The matplotlib axes object with the plotted diagram.

Raises:

Type Description
ValueError

If the number of sets is not 2 or 3.

Source code in pyretailscience/plots/venn.py
def plot(
    df: pd.DataFrame,
    labels: list[str],
    title: str | None = None,
    source_text: str | None = None,
    vary_size: bool = False,
    figsize: tuple[int, int] | None = None,
    ax: Axes | None = None,
    subset_label_formatter: Callable | None = None,
    **kwargs: dict[str, any],
) -> SubplotBase:
    """Plots a Venn or Euler diagram using subset sizes extracted from a DataFrame.

    Args:
        df (pd.DataFrame): DataFrame with 'groups' and 'percent' columns.
        labels (list[str]): Labels for the sets in the diagram.
        title (str, optional): Title of the plot. Defaults to None.
        source_text (str, optional): Source text for attribution. Defaults to None.
        vary_size (bool, optional): Whether to vary circle size based on subset sizes. Defaults to False.
        figsize (tuple[int, int], optional): Size of the plot. Defaults to None.
        ax (Axes, optional): Matplotlib axes object to plot on. Defaults to None.
        subset_label_formatter (callable, optional): Function to format subset labels. Defaults to None.
        **kwargs: Additional keyword arguments.

    Returns:
        SubplotBase: The matplotlib axes object with the plotted diagram.

    Raises:
        ValueError: If the number of sets is not 2 or 3.
    """
    num_sets = len(labels)
    if num_sets not in {MIN_SUPPORTED_SETS, MAX_SUPPORTED_SETS}:
        raise ValueError("Only 2-set or 3-set Venn diagrams are supported.")

    colors = [COLORS["green"][500], COLORS["green"][800]]
    if num_sets == MAX_SUPPORTED_SETS:
        colors.append(COLORS["green"][200])

    zero_group = (0, 0) if num_sets == MIN_SUPPORTED_SETS else (0, 0, 0)
    percent_s = df.loc[df["groups"] != zero_group, ["groups", "percent"]].set_index("groups")["percent"]
    subset_sizes = percent_s.to_dict()

    subset_labels = {
        k: subset_label_formatter(v) if subset_label_formatter else str(v) for k, v in subset_sizes.items()
    }

    if ax is None:
        _, ax = plt.subplots(figsize=figsize)

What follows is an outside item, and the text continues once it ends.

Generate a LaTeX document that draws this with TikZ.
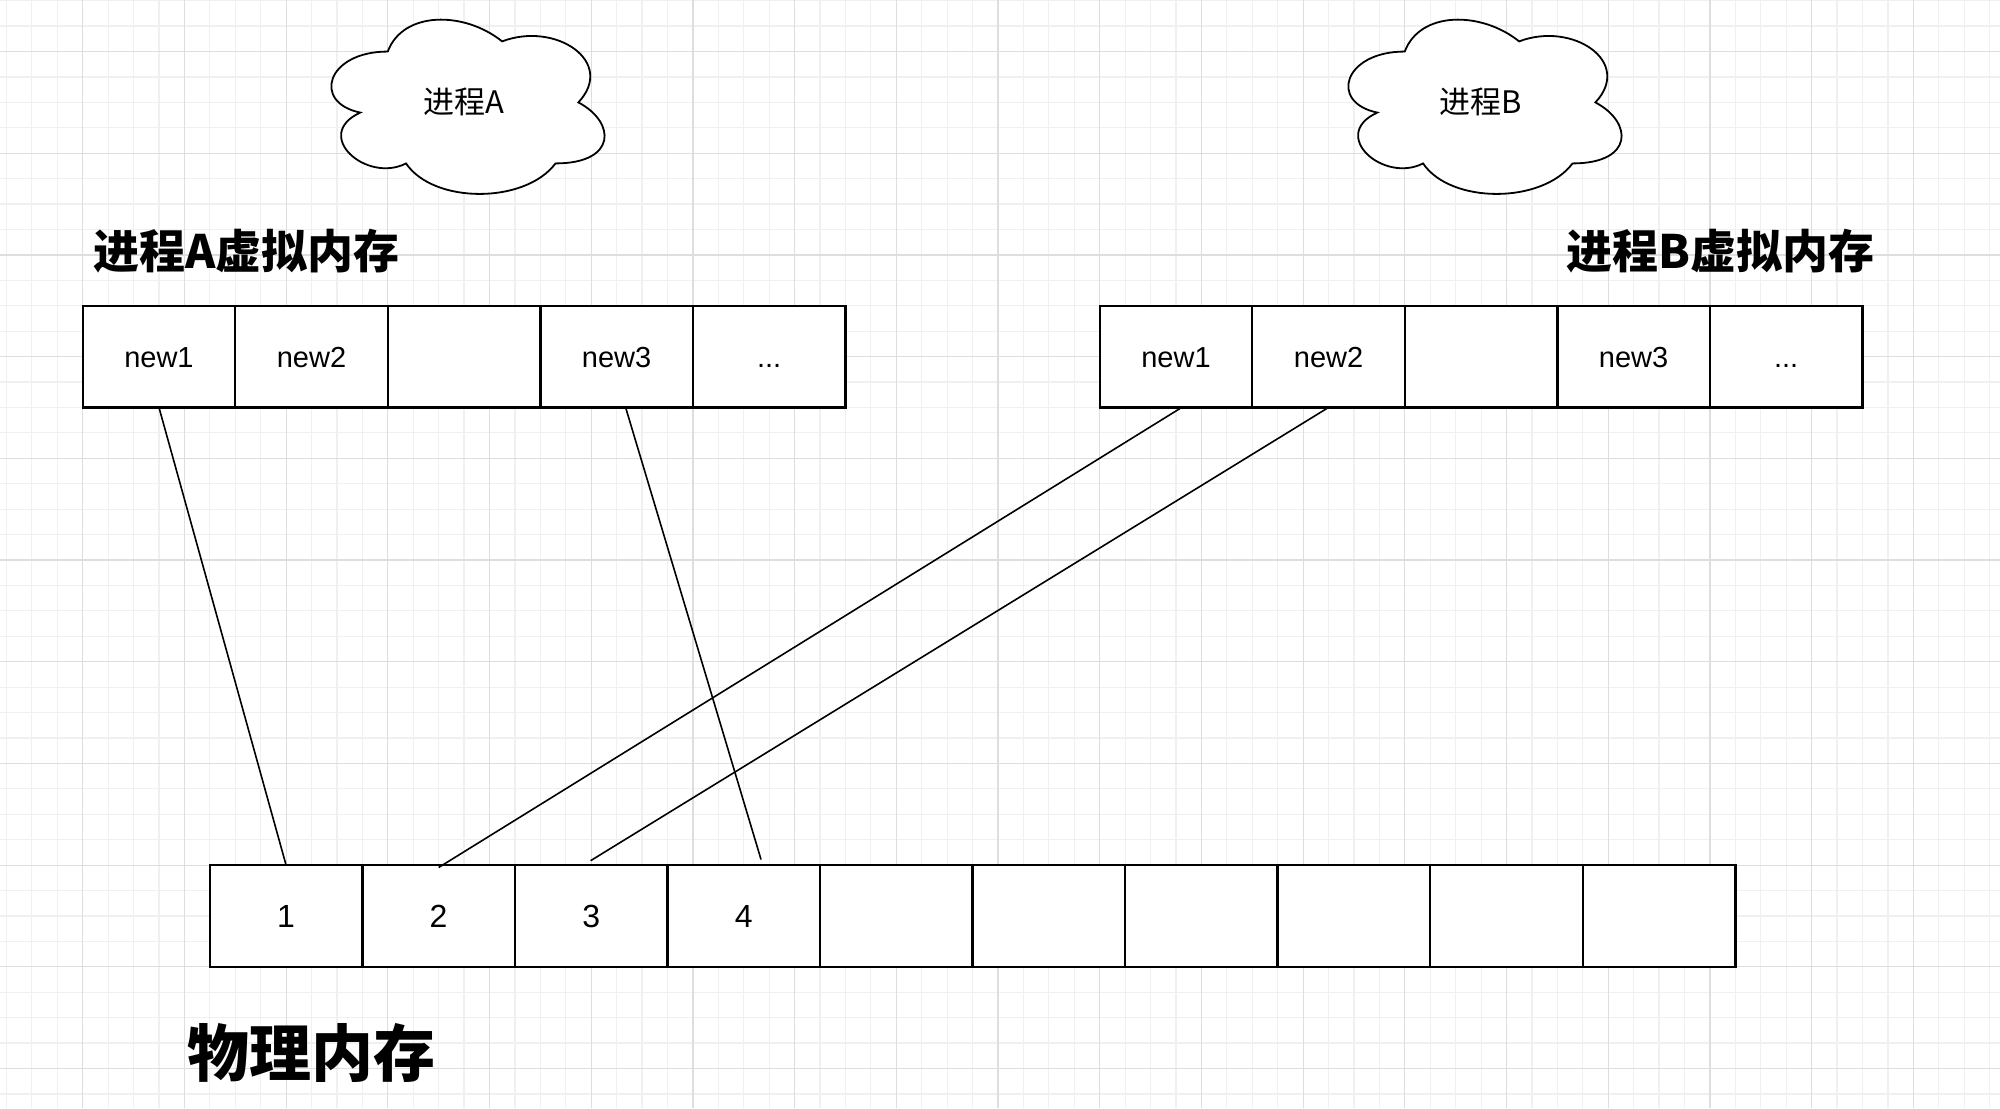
\documentclass[tikz,border=0pt]{standalone}
\usepackage{fontspec}
\setmainfont{Liberation Sans}
\newfontfamily\cjk{Noto Sans CJK SC}
\begin{document}
\begin{tikzpicture}[x=0.5pt,y=-0.5pt]
\tikzset{
  cell/.style={draw=black, line width=1.2pt, fill=white, minimum width=76.275pt, minimum height=50.85pt, inner sep=0pt, outer sep=0pt, text height=10.4pt, text depth=0pt, font=\fontsize{14.5}{17}\selectfont},
  pcell/.style={cell, text height=11.5pt, font=\fontsize{16}{19}\selectfont},
  link/.style={draw=black, line width=0.8pt},
  vtitle/.style={font=\cjk\bfseries\fontsize{23}{28}\selectfont, inner sep=0pt},
  ptitle/.style={font=\cjk\bfseries\fontsize{31}{36}\selectfont, inner sep=0pt},
  cloudtext/.style={font=\cjk\fontsize{15.5}{18}\selectfont, inner sep=0pt},
  cloudline/.style={draw=black, line width=0.9pt, fill=white},
  minorgrid/.style={draw=black!6, line width=0.6pt},
  majorgrid/.style={draw=black!13, line width=0.6pt}
}
\useasboundingbox (0,0) rectangle (2000,1108);
\fill[white] (0,0) rectangle (2000,1108);
% grid
\foreach \k in {-3,...,75} \draw[minorgrid] ({82.7+\k*25.425},0) -- ({82.7+\k*25.425},1108);
\foreach \k in {-2,...,41} \draw[minorgrid] (0,{51.5+\k*25.425}) -- (2000,{51.5+\k*25.425});
\foreach \k in {0,4,...,72} \draw[majorgrid] ({82.7+\k*25.425},0) -- ({82.7+\k*25.425},1108);
\foreach \k in {0,4,...,40} \draw[majorgrid] (0,{51.5+\k*25.425}) -- (2000,{51.5+\k*25.425});
% clouds
\begin{scope}[shift={(311.5,0.7)}, x=152.5pt, y=-101.7pt]
  \draw[cloudline] (0.25,0.25) .. controls (0.05,0.25) and (0,0.5) .. (0.16,0.55)
    .. controls (0,0.66) and (0.18,0.9) .. (0.31,0.8)
    .. controls (0.4,1) and (0.7,1) .. (0.8,0.8)
    .. controls (1,0.8) and (1,0.6) .. (0.875,0.5)
    .. controls (1,0.3) and (0.8,0.1) .. (0.625,0.2)
    .. controls (0.5,0.05) and (0.3,0.05) .. (0.25,0.25) -- cycle;
  \node[cloudtext] (cloudA) at (0.5,0.5) {进程A};
\end{scope}
\begin{scope}[shift={(1328.5,0.7)}, x=152.5pt, y=-101.7pt]
  \draw[cloudline] (0.25,0.25) .. controls (0.05,0.25) and (0,0.5) .. (0.16,0.55)
    .. controls (0,0.66) and (0.18,0.9) .. (0.31,0.8)
    .. controls (0.4,1) and (0.7,1) .. (0.8,0.8)
    .. controls (1,0.8) and (1,0.6) .. (0.875,0.5)
    .. controls (1,0.3) and (0.8,0.1) .. (0.625,0.2)
    .. controls (0.5,0.05) and (0.3,0.05) .. (0.25,0.25) -- cycle;
  \node[cloudtext] (cloudB) at (0.5,0.5) {进程B};
\end{scope}
% titles
\node[vtitle] (titleA) at (246.6,251.5) {进程A虚拟内存};
\node[vtitle] (titleB) at (1720.8,251.5) {进程B虚拟内存};
\node[ptitle] (titleP) at (311,1053) {物理内存};
% virtual memory A
\node[cell] (a1) at (158.975,356.6) {new1};
\node[cell] (a2) at (311.525,356.6) {new2};
\node[cell] (a3) at (464.075,356.6) {};
\node[cell] (a4) at (616.625,356.6) {new3};
\node[cell] (a5) at (769.175,356.6) {...};
% virtual memory B
\node[cell] (b1) at (1175.975,356.6) {new1};
\node[cell] (b2) at (1328.525,356.6) {new2};
\node[cell] (b3) at (1481.075,356.6) {};
\node[cell] (b4) at (1633.625,356.6) {new3};
\node[cell] (b5) at (1786.175,356.6) {...};
% physical memory
\node[pcell] (p1) at (286.075,915.95) {1};
\node[pcell] (p2) at (438.625,915.95) {2};
\node[pcell] (p3) at (591.175,915.95) {3};
\node[pcell] (p4) at (743.725,915.95) {4};
\node[pcell] (p5) at (896.275,915.95) {};
\node[pcell] (p6) at (1048.825,915.95) {};
\node[pcell] (p7) at (1201.375,915.95) {};
\node[pcell] (p8) at (1353.925,915.95) {};
\node[pcell] (p9) at (1506.475,915.95) {};
\node[pcell] (p10) at (1659.025,915.95) {};
% connectors
\draw[link] (a1.south) -- (p1.north);
\draw[link] ([xshift=4.5pt]a4.south) -- ([xshift=8.65pt,yshift=2.8pt]p4.north);
\draw[link] ([xshift=2.85pt]b1.south) -- ([yshift=-1.2pt]p2.north);
\draw[link] (b2.south) -- ([xshift=-0.3pt,yshift=2.2pt]p3.north);
\end{tikzpicture}
\end{document}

    diagram_class = EulerDiagram if vary_size else VennDiagram
    diagram = diagram_class(
        set_labels=labels,
        subset_sizes=subset_sizes,
        subset_labels=subset_labels,
        set_colors=colors,
        ax=ax,
        **kwargs,
    )

    center_x, center_y, displacement = 0.5, 0.5, 0.1
    for text in diagram.set_label_artists:
        text.set_fontproperties(GraphStyles.POPPINS_REG)
        text.set_fontsize(GraphStyles.DEFAULT_AXIS_LABEL_FONT_SIZE)
        if num_sets == MAX_SUPPORTED_SETS and not vary_size:
            x, y = text.get_position()
            direction_x, direction_y = x - center_x, y - center_y
            scale = displacement / (direction_x**2 + direction_y**2) ** 0.5
            text.set_position((x + scale * direction_x, y + scale * direction_y))

    for subset_id in subset_sizes:
        if subset_id not in diagram.subset_label_artists:
            continue
        text = diagram.subset_label_artists[subset_id]
        text.set_fontproperties(GraphStyles.POPPINS_REG)

    if title:
        ax.set_title(
            title,
            fontproperties=GraphStyles.POPPINS_SEMI_BOLD,
            fontsize=GraphStyles.DEFAULT_TITLE_FONT_SIZE,
            pad=GraphStyles.DEFAULT_TITLE_PAD + 20,
        )

    if source_text is not None:
        ax.set_xticklabels([], visible=False)
        gu.add_source_text(ax=ax, source_text=source_text, is_venn_diagram=True)

    return ax